:: Challenge ::
Only the lines from the top of the listing below to the line that has "from matplotlib.lines import Line2D" should be echoed, with both ends kept and pictures left out.

>> Begin Given data

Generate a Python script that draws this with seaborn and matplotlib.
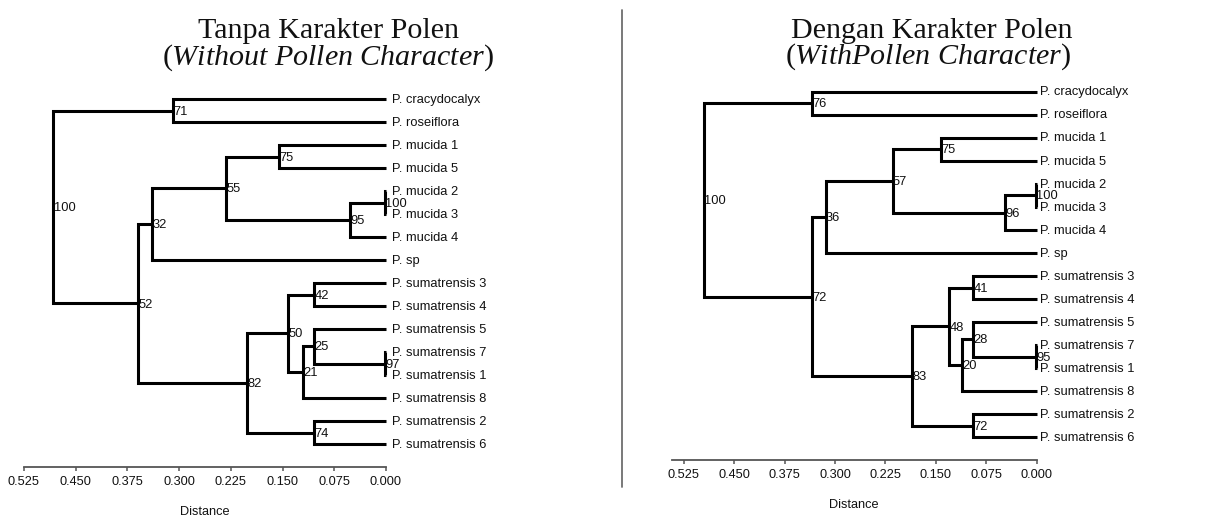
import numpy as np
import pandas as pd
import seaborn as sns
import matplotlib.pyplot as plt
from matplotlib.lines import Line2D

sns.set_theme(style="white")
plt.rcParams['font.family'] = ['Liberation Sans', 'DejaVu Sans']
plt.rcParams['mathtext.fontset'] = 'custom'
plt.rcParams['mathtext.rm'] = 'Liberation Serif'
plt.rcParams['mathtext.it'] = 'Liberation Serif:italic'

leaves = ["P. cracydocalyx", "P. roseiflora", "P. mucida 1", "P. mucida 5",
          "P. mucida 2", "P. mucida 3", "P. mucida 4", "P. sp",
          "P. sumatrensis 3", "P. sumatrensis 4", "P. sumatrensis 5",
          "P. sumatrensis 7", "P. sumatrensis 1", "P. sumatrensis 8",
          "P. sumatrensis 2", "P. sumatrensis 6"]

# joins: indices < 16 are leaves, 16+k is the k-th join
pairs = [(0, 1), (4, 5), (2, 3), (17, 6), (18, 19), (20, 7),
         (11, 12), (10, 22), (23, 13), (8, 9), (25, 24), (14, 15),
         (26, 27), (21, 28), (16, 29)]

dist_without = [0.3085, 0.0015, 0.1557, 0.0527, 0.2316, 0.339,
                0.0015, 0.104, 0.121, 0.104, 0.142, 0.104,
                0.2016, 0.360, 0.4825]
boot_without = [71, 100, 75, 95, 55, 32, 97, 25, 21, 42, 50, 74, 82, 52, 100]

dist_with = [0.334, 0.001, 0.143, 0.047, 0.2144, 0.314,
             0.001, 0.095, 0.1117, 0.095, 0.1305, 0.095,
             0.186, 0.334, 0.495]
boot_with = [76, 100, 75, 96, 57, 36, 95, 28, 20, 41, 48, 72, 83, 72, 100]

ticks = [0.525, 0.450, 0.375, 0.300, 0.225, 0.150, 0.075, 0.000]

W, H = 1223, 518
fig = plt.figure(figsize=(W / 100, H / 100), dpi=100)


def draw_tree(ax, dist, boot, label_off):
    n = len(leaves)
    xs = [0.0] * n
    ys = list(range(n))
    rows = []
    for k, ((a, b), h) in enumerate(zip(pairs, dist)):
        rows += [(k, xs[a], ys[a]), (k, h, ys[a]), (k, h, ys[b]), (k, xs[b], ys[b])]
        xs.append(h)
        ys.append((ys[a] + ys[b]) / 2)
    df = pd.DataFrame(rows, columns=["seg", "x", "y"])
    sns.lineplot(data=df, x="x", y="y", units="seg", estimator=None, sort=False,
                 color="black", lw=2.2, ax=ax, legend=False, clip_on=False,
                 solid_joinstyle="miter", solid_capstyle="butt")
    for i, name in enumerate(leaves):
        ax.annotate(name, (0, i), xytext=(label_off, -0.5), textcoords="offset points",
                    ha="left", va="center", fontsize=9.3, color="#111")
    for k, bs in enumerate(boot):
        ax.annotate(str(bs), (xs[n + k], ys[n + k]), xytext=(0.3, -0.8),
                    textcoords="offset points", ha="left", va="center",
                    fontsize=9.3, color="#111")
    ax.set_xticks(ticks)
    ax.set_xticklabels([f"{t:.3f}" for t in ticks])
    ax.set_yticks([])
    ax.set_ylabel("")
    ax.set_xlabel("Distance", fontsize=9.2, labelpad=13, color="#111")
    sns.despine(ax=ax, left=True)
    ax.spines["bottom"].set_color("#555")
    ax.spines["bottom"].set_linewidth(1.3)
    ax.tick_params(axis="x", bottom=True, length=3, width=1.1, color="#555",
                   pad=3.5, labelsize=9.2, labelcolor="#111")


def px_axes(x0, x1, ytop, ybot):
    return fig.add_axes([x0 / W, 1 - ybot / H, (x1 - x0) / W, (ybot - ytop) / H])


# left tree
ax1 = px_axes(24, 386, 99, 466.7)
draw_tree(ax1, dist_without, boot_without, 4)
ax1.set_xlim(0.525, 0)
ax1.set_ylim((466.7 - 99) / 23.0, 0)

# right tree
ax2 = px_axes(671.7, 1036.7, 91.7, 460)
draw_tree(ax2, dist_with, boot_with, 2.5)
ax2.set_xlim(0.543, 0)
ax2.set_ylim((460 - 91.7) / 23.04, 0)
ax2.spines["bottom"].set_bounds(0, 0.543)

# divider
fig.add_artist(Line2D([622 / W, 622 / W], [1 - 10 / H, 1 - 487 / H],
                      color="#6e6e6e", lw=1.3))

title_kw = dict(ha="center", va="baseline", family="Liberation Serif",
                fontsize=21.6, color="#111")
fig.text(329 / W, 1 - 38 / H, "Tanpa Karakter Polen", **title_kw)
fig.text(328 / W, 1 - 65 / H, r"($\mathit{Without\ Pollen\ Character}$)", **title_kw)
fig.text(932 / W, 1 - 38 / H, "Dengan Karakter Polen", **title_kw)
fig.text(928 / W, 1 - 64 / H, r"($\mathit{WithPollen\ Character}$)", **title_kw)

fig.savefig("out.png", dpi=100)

>> End Given data

:: Written solution ::
Generate a Python script that draws this with seaborn and matplotlib.
import numpy as np
import pandas as pd
import seaborn as sns
import matplotlib.pyplot as plt
from matplotlib.lines import Line2D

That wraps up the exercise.